Obwohl das Buch in den Teilen „Niederlage“, „Revolution und Konterrevolution“ sowie „Imperialer Zerfall“ thematisch gegliedert zu sein scheint, geht der Autor vielmehr chronologisch vor. Es beginnt de facto mit der Russischen Revolution von 1917, behandelt dann die Umbruchphase 1918/1919 u.a. in Deutschland, Bulgarien und Italien und endet mit den Nachkriegsjahren 1919 - 1923 und seinen enttäuschten Erwartungen. Radikalisierung als Folge von (oftmals nicht empfundener) Niederlage, Revolution und Gegenrevolution sowie unerfüllte Hoffnungen in den Friedenshandlungen waren eine „ungesunde Gewaltmischung“. Das Gefühl der Umkreisung sowie der Drang, den Tod Hunderttausender von Kameraden und die Niederlage an sich einen höheren Sinn zu geben, schweißte die Menschen für ihre Exzesse zusammen. Im Gegensatz zum Krieg breitete sich nun diese in ihrer Brutalität ausufernde Gewalt auf ethnische Minderheiten sowie vor allem auch auf Alte, Kinder und Frauen aus.

 

Die erstmalig seit dem Westfälischen Frieden wieder in größerem Maße gebrochene Unterscheidung von Kombattanten und Nichtkombattanten in Kampfhandlungen war das wesentlichste Kriterium dieser Zeit. Dabei war, wie später auch besonders bei den Einsatzgruppen der SS festzustellen, der Prozess der Eigendynamik von Mord, Plünderung, Vergewaltigung und ethnischer Säuberung markant. Von Kriegsende wollte kaum einer etwas wissen, denn schließlich war man selbst der personifizierte Krieg. Zusätzlich motiviert in Deutschland durch die „Dolchstoßlegende“ waren Lust auf Gewalt, Brandschatzung, Raub und Tötung an der Tagesordnung. Und gerade dort, wo multiethnische und multikulturelle Reiche wie Österreich-Ungarn, Russland oder das Osmanische Reich auseinanderbrachen oder im Friedenvertrag dividiert wurden, kam es zu ethnisch motivierten blutigen Konflikten. Ein derartiges Ausmaß an Transformation konnte nicht unblutig über die Bühne gehen. Klare oder gar einheitliche regional übergreifende Konzepte der Aufständischen waren dabei nicht festzustellen, nur demokratische oder kommunistische (außer in Russland natürlich) Regierungstendenzen wurden bekämpft. Innerhalb Deutschlands verzeichnete vor allem Bayern in diesen Jahren einen massiven Rechtsruck, München wurde die Hochburg des Nationalismus und war nicht umsonst, so Gerwarth, die Geburtsstätte des Nationalsozialismus.
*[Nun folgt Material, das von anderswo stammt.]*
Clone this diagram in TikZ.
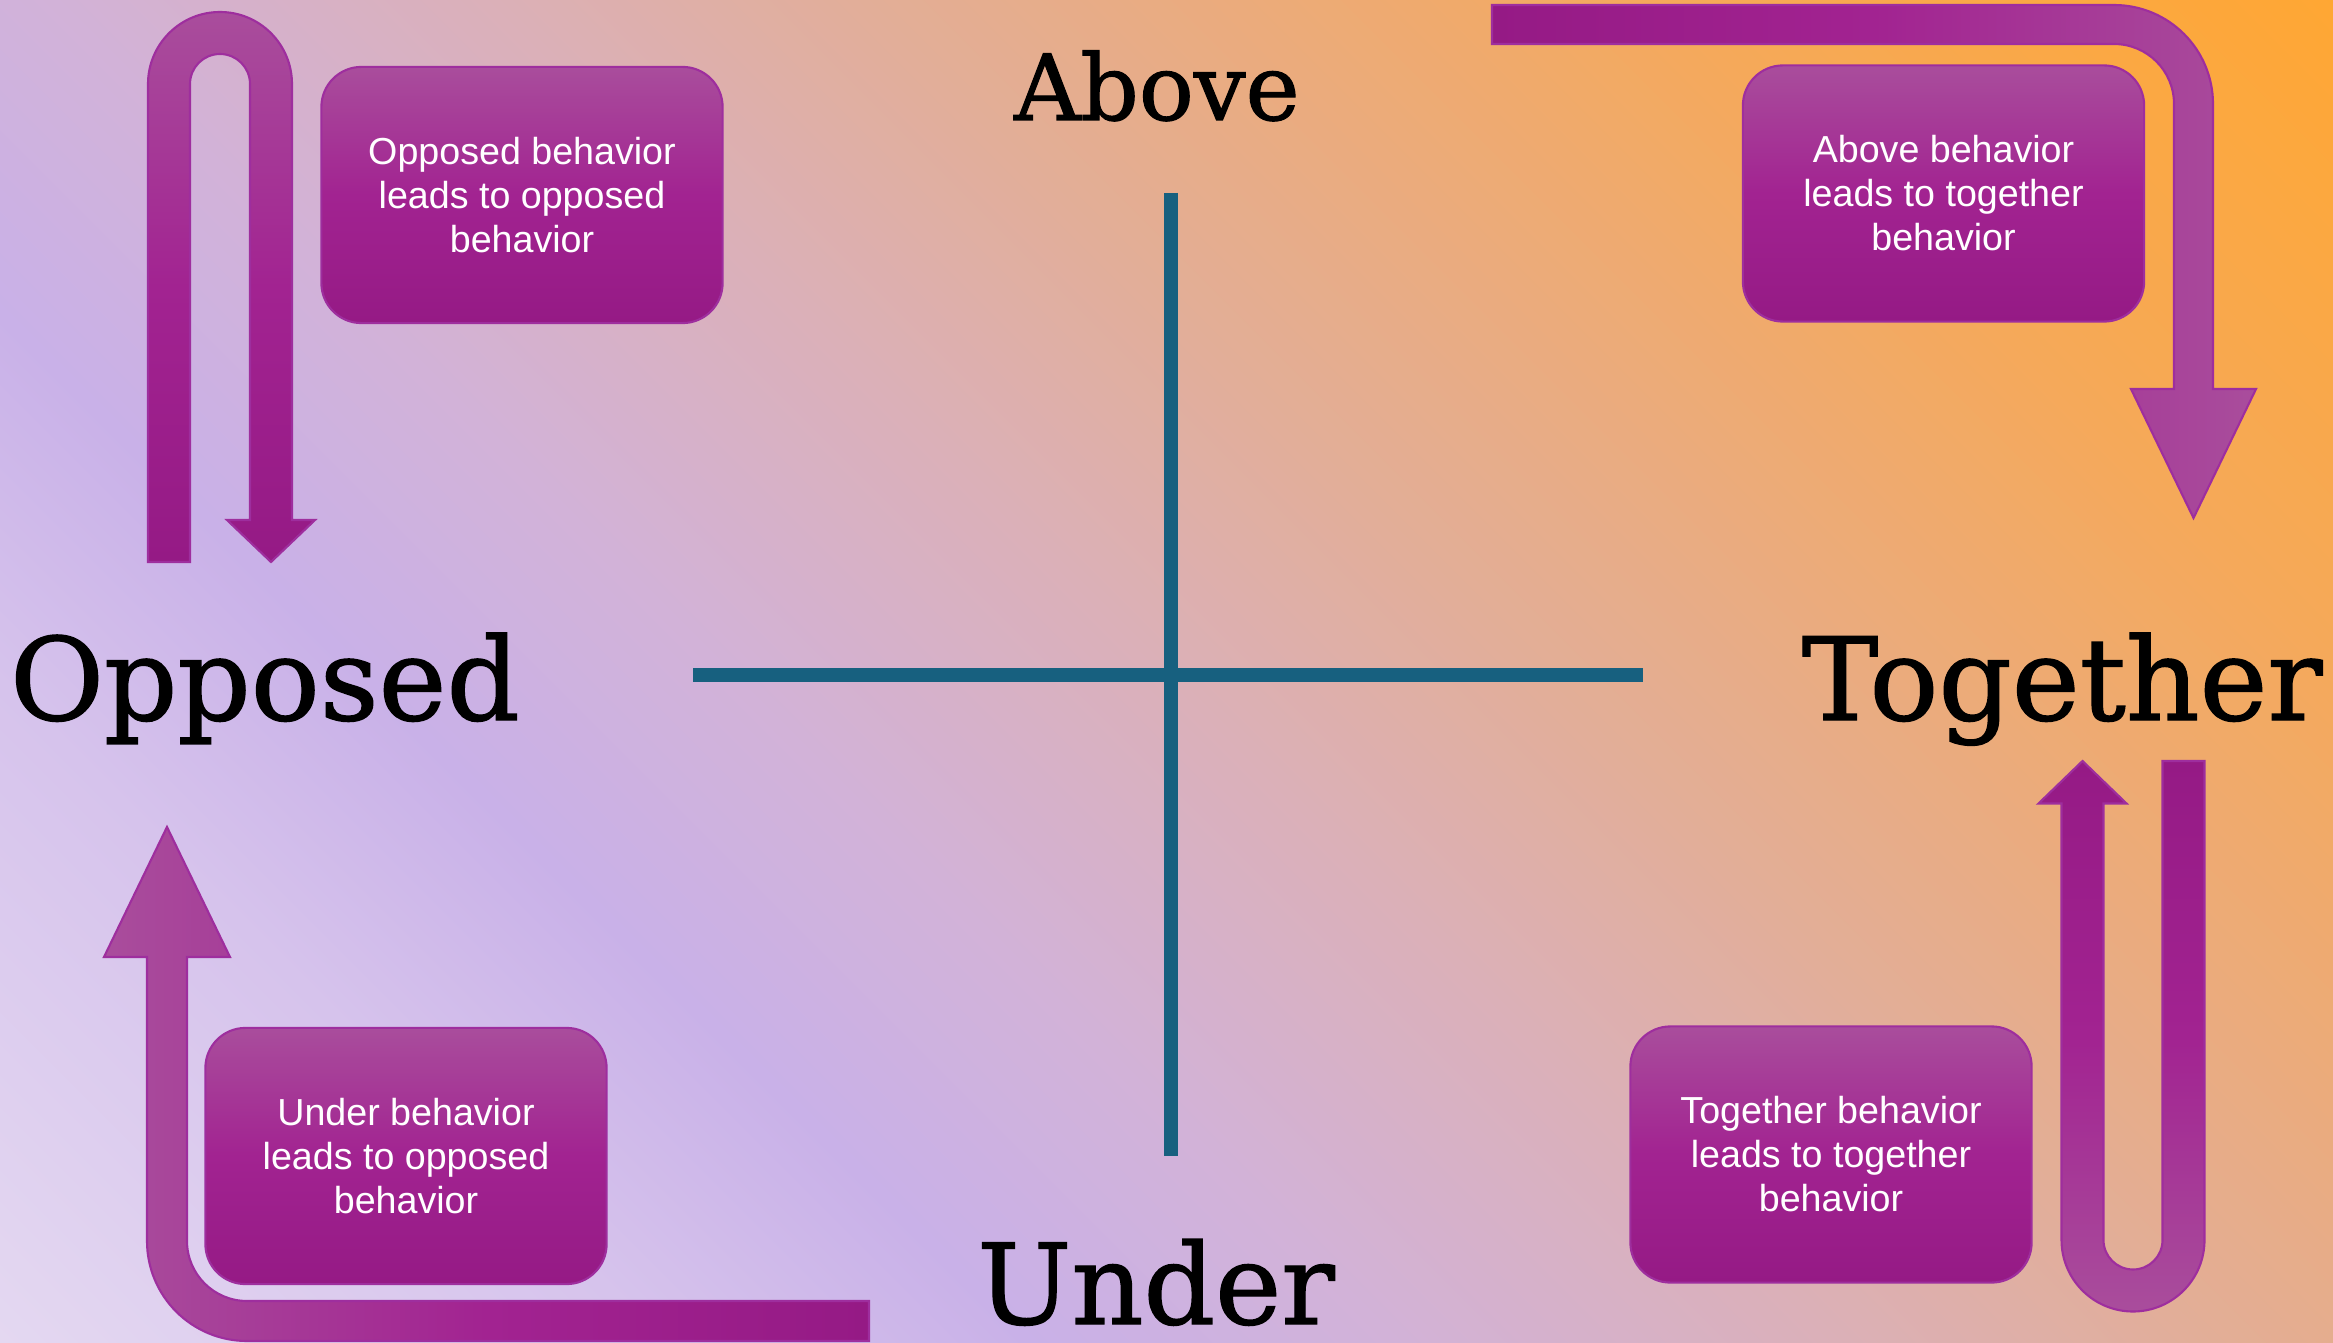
\documentclass[tikz,border=0pt]{standalone}
\usepackage{fontspec}
\setmainfont{DejaVu Serif}
\setsansfont{Liberation Sans}
\newfontfamily\headfont[FakeBold=1.2]{DejaVu Serif}
\definecolor{plight}{HTML}{A94D9C}
\definecolor{pmid}{HTML}{A22391}
\definecolor{pdark}{HTML}{951A85}
\definecolor{pedge}{HTML}{9E2E9E}
\definecolor{axisblue}{HTML}{17607F}
\definecolor{bg0}{HTML}{E4D8F1}
\definecolor{bg1}{HTML}{D6C3EC}
\definecolor{bg2}{HTML}{C9B1E8}
\definecolor{bg3}{HTML}{D2B2D8}
\definecolor{bg4}{HTML}{DBB0B8}
\definecolor{bg5}{HTML}{E2AE98}
\definecolor{bg6}{HTML}{EBAB7C}
\definecolor{bg7}{HTML}{F5A95A}
\definecolor{bg8}{HTML}{FFA733}
\pgfdeclarehorizontalshading{bgsh}{100bp}{color(0bp)=(bg0); color(25bp)=(bg0); color(34bp)=(bg1); color(39bp)=(bg2); color(44bp)=(bg3); color(50bp)=(bg4); color(55bp)=(bg5); color(60bp)=(bg6); color(66bp)=(bg7); color(75bp)=(bg8); color(100bp)=(bg8)}
\begin{document}
\begin{tikzpicture}[x=0.01cm,y=-0.01cm,
  arrowshape/.style={draw=pedge, line width=0.6pt, line join=miter},
  info/.style={rounded corners=0.4cm, draw=pedge, line width=0.6pt,
    top color=plight, bottom color=pdark, middle color=pmid,
    minimum width=4.01cm, minimum height=2.56cm, inner sep=0pt,
    text=white, align=center, font=\sffamily\fontsize{10.7}{12.5}\selectfont},
  quad/.style={inner sep=0pt, anchor=base, text=black, font=\headfont\fontsize{32.6}{36}\selectfont},
  quadsmall/.style={inner sep=0pt, anchor=base, text=black, font=\headfont\fontsize{26}{30}\selectfont},
  axisline/.style={draw=axisblue, line width=0.133cm}]
\useasboundingbox (0,0) rectangle (2333,1343);
% background
\begin{scope}
\clip (0,0) rectangle (2333,1343);
\begin{scope}[transform canvas={rotate around={45:(1166.5,671.5)}}]
\shade[shading=bgsh] (-133.5,-728.5) rectangle (2466.5,2071.5);
\end{scope}
\end{scope}
% axes
\coordinate (vt) at (1171,193);
\coordinate (vb) at (1171,1156);
\coordinate (hl) at (693,675);
\coordinate (hr) at (1643,675);
\draw[axisline] (vt) -- (vb);
\draw[axisline] (hl) -- (hr);
% arrows
\path[arrowshape, top color=plight, bottom color=pdark, middle color=pmid]
 (148,562) -- (148,84) arc[start angle=180, end angle=360, radius=72] -- (292,520) -- (315,520) -- (271,562) -- (227,520) -- (250,520) -- (250,84) arc[start angle=360, end angle=180, radius=30] -- (190,562) -- cycle;
\path[arrowshape, left color=pdark, right color=plight, middle color=pmid]
 (1492,5) -- (2114,5) arc[start angle=270, end angle=360, radius=99] -- (2213,389) -- (2256,389) -- (2193.5,518) -- (2131,389) -- (2174,389) -- (2174,104) arc[start angle=360, end angle=270, radius=60] -- (1492,44) -- cycle;
\path[arrowshape, left color=plight, right color=pdark, middle color=pmid]
 (869,1341) -- (247,1341) arc[start angle=90, end angle=180, radius=100] -- (147,957) -- (104,957) -- (167,827) -- (230,957) -- (187,957) -- (187,1241) arc[start angle=180, end angle=90, radius=60] -- (869,1301) -- cycle;
\path[arrowshape, top color=pdark, bottom color=plight, middle color=pmid]
 (2204.5,761) -- (2204.5,1240) arc[start angle=0, end angle=180, radius=71.5] -- (2061.5,803.5) -- (2038.5,803.5) -- (2082.5,761) -- (2126.5,803.5) -- (2103.5,803.5) -- (2103.5,1240) arc[start angle=180, end angle=0, radius=29.5] -- (2162.5,761) -- cycle;
% boxes
\node[info] (b1) at (522,195) {Opposed behavior\\leads to opposed\\behavior};
\node[info] (b2) at (1943.5,193.5) {Above behavior\\leads to together\\behavior};
\node[info] (b3) at (406,1156) {Under behavior\\leads to opposed\\behavior};
\node[info] (b4) at (1831,1154.5) {Together behavior\\leads to together\\behavior};
% labels
\node[quadsmall] (above) at (1157,120) {Above};
\node[quad] (opposed) at (265,720) {Opposed};
\node[quad] (together) at (2062,720) {Together};
\node[quad, font=\headfont\fontsize{31.8}{35}\selectfont] (under) at (1156,1324) {Under};
\end{tikzpicture}
\end{document}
Das, was einst schon vor über 15 Jahre Wolfgang Schivelbusch für Deutschland betreffend die „Kultur der Niederlage“ nannte (Schivelbusch, Wolfgang: Die Kultur der Niederlage, 464 S., Alexander Fest Verlag, Berlin 2001.) kann durch die Analysen Gerwarths auf ganz Europa übertragen werden. 13 Millionen deutsche Männer, also ca. 20 Prozent der Bevölkerung von 1914, nahmen am Krieg teil, davon verstarben ca. 2 Millionen und über 2.5 Millionen wurden versehrt oder verwundet. Die somit leidgeprüfte Bevölkerung findet nach einer kurzen Verschnaufpause für ihre verlorenen Kriege schnell die Schuldigen. Verantwortlich gemacht und zur Verantwortung gezogen werden die bisher am Steuerrad stehenden, die das Land nach einer langen Vorphase der Orientierung- und Strategielosigkeit in den Krieg und fast in ihre Vernichtung geführt haben. Diese Legitimitätskrise der Regierung wird verstärkt durch fehlende Militärdisziplin, fehlende staatliche Strukturen, äußeren Druck und Kriegsmüdigkeit ganz allgemein. Niederlagen, so schreibt Schivelbusch, sind Zeiten des Vatermords und der Rückbesinnung auf die Mutter Nation, zu deren Rettung und Bewahrung nun die Söhne aufstehen. Daher die Revolutionen - das Wegfegen der Verliererväter - und die karnevalistische Feststimmung, wie in Frankreich im September 1870 und in Deutschland im November 1918. Nun durch Gerwarth wird eine vergleichbare Situation auch in vielen anderen gerade ost- und südosteuropäische Länder bewusst.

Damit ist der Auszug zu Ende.